I have learned that when Dinks speaks, it pays to listen.
I. too, wondered about the hydration. But, when I actually weighed 3 1/2 c. high-gluten flour--using two different brands of high-gluten flour--I got weights of 15.65 oz. and 16.05 oz. Since the flour was stated by Wizard as a volume measurement, to convert from volume to weight I scooped the flours from their respective bags into measuring cups, using a tablespoon, and leveled off the flour with a flat knife edge. I also assumed that the water measurement was a weight measurement rather than a volume measurement, and on that basis the hydration percentage was about 58% in one case and around 56% in the other. Those numbers are a bit on the low side for a NY style dough, but close enough to have led me to believe that the recipe was for a NY style dough rather than a thin-crust dough. Those hydration percentages might have also been close enough for a soft, thin-crust dough but were too high for a thin-crust cracker-style dough, where the hydration percents can run in the mid-30s to the mid-40s, depending on whose recipe one uses. So, on balance, the ingredients and quantities looked closer to the NY style. I chose to await a further response from Wizard before hazarding a guess whether the hydration percent was too high or too low, since that would depend on what style of dough Wizard was trying to make.
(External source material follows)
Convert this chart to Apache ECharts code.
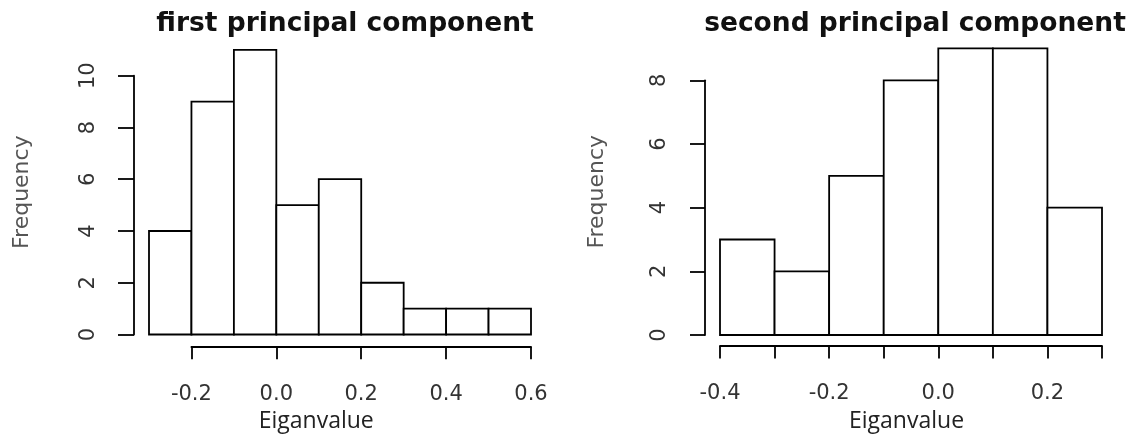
<!DOCTYPE html>
<html>
<head>
<meta charset="utf-8">
<script src="https://cdn.jsdelivr.net/npm/echarts@6/dist/echarts.min.js"></script>
<style>
  html, body { margin: 0; padding: 0; background: #fff; }
  #chart { width: 1130px; height: 435px; }
</style>
</head>
<body>
<div id="chart"></div>
<script>
// histogram 1: bin edges and counts
var pc1Edges = [-0.3, -0.2, -0.1, 0.0, 0.1, 0.2, 0.3, 0.4, 0.5, 0.6]
var pc1Counts = [4, 9, 11, 5, 6, 2, 1, 1, 1]
var pc1XTicks = [-0.2, 0.0, 0.2, 0.4, 0.6]
var pc1YTicks = [0, 2, 4, 6, 8, 10]

// histogram 2
var pc2Edges = [-0.4, -0.3, -0.2, -0.1, 0.0, 0.1, 0.2, 0.3]
var pc2Counts = [3, 2, 5, 8, 9, 9, 4]
var pc2XTicks = [-0.4, -0.3, -0.2, -0.1, 0.0, 0.1, 0.2, 0.3]
var pc2XLabels = [-0.4, -0.2, 0.0, 0.2]
var pc2YTicks = [0, 2, 4, 6, 8]

var titles = ['first principal component', 'second principal component']
var xName = 'Eiganvalue'
var yName = 'Frequency'

var FONT = 'DejaVu Sans'

function binData (edges, counts) {
  return counts.map(function (c, i) { return [edges[i], edges[i + 1], c] })
}

function renderBin (params, api) {
  var p0 = api.coord([api.value(0), 0])
  var p1 = api.coord([api.value(1), api.value(2)])
  return {
    type: 'rect',
    shape: { x: p0[0], y: p1[1], width: p1[0] - p0[0], height: p0[1] - p1[1] },
    style: { fill: '#fff', stroke: '#000', lineWidth: 1.8 }
  }
}

function fmt (v) { return (Math.round(v * 10) / 10).toFixed(1) }

var lineStyle = { color: '#000', width: 1.8 }
var hidden = { show: false }

// plot boxes (px)
var L = { x0: 149, x1: 531, y0: 334.5, unit: 25.88, yTop: 10, xl: 191.4 }
var R = { x0: 720, x1: 1102, y0: 335, unit: 31.84, yTop: 8, xl: 720 }

function barsGrid (b, ymax) {
  return { left: b.x0, top: b.y0 - ymax * b.unit, width: b.x1 - b.x0, height: ymax * b.unit }
}

var option = {
  animation: false,
  title: [
    { text: titles[0], left: 340, top: 6, textAlign: 'center',
      textStyle: { fontFamily: FONT, fontSize: 26.5, fontWeight: 'bold', color: '#111' } },
    { text: titles[1], left: 910, top: 6, textAlign: 'center',
      textStyle: { fontFamily: FONT, fontSize: 26.5, fontWeight: 'bold', color: '#111' } }
  ],
  grid: [
    barsGrid(L, 11),
    { left: 134, top: L.y0 - L.yTop * L.unit, width: 2, height: L.yTop * L.unit },
    { left: L.xl, top: 340, width: L.x1 - L.xl, height: 6.7 },
    barsGrid(R, 9),
    { left: 705, top: R.y0 - R.yTop * R.unit, width: 2, height: R.yTop * R.unit },
    { left: R.xl, top: 340, width: R.x1 - R.xl, height: 6 }
  ],
  xAxis: [
    { gridIndex: 0, type: 'value', min: -0.3, max: 0.6, show: false },
    { gridIndex: 1, type: 'value', min: 0, max: 1, show: false },
    {
      gridIndex: 2, type: 'value', min: -0.2, max: 0.6, position: 'bottom',
      axisLine: { show: true, lineStyle: lineStyle },
      axisTick: { show: true, length: 12.5, lineStyle: lineStyle, customValues: pc1XTicks },
      axisLabel: { customValues: pc1XTicks, formatter: fmt, margin: 37, fontFamily: FONT, fontSize: 21, color: '#333' },
      splitLine: hidden
    },
    { gridIndex: 3, type: 'value', min: -0.4, max: 0.3, show: false },
    { gridIndex: 4, type: 'value', min: 0, max: 1, show: false },
    {
      gridIndex: 5, type: 'value', min: -0.4, max: 0.3, position: 'bottom',
      axisLine: { show: true, lineStyle: lineStyle },
      axisTick: { show: true, length: 12.5, lineStyle: lineStyle, customValues: pc2XTicks },
      axisLabel: { customValues: pc2XLabels, formatter: fmt, margin: 37, fontFamily: FONT, fontSize: 21, color: '#333' },
      splitLine: hidden
    }
  ],
  yAxis: [
    {
      gridIndex: 0, type: 'value', min: 0, max: 11,
      name: yName, nameLocation: 'middle', nameRotate: 90, nameGap: 116,
      nameTextStyle: { fontFamily: FONT, fontSize: 22, color: '#555' },
      axisLine: hidden, axisTick: hidden, axisLabel: hidden, splitLine: hidden
    },
    {
      gridIndex: 1, type: 'value', min: 0, max: 10, position: 'left',
      axisLine: { show: true, lineStyle: lineStyle },
      axisTick: { show: true, length: 16, lineStyle: lineStyle, customValues: pc1YTicks },
      axisLabel: { customValues: pc1YTicks, rotate: 90, margin: 35, fontFamily: FONT, fontSize: 21, color: '#333' },
      splitLine: hidden
    },
    { gridIndex: 2, type: 'value', show: false },
    {
      gridIndex: 3, type: 'value', min: 0, max: 9,
      name: yName, nameLocation: 'middle', nameRotate: 90, nameGap: 112,
      nameTextStyle: { fontFamily: FONT, fontSize: 22, color: '#555' },
      axisLine: hidden, axisTick: hidden, axisLabel: hidden, splitLine: hidden
    },
    {
      gridIndex: 4, type: 'value', min: 0, max: 8, position: 'left',
      axisLine: { show: true, lineStyle: lineStyle },
      axisTick: { show: true, length: 15, lineStyle: lineStyle, customValues: pc2YTicks },
      axisLabel: { customValues: pc2YTicks, rotate: 90, margin: 35, fontFamily: FONT, fontSize: 21, color: '#333' },
      splitLine: hidden
    },
    { gridIndex: 5, type: 'value', show: false }
  ],
  graphic: [
    { type: 'text', left: 317.7 - 59, top: 410,
      style: { text: xName, font: '23px "Open Sans"', fill: '#222' } },
    { type: 'text', left: 908 - 59, top: 410,
      style: { text: xName, font: '23px "Open Sans"', fill: '#222' } }
  ],
  series: [
    {
      type: 'custom', xAxisIndex: 0, yAxisIndex: 0,
      renderItem: renderBin, encode: { x: [0, 1], y: 2 },
      data: binData(pc1Edges, pc1Counts)
    },
    {
      type: 'custom', xAxisIndex: 3, yAxisIndex: 3,
      renderItem: renderBin, encode: { x: [0, 1], y: 2 },
      data: binData(pc2Edges, pc2Counts)
    }
  ]
}

var chart = echarts.init(document.getElementById('chart'))
chart.setOption(option)
</script>
</body>
</html>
On the chance that I was wrong in my speculation and that a thin-crust dough was intended, I believe that Dinks is right that only a fermentation is needed for a thin crust dough, not a follow-up proofing. For a soft, thin crust dough it is common to use a proofing in addition to fermentation, but not so for the cracker-style dough, which is usually rolled with a rolling pin or using a commercial sheeter after a period of fermentation. In these cases, I would defer to others on this forum who are far more knowledgeable about thin-crust doughs than I.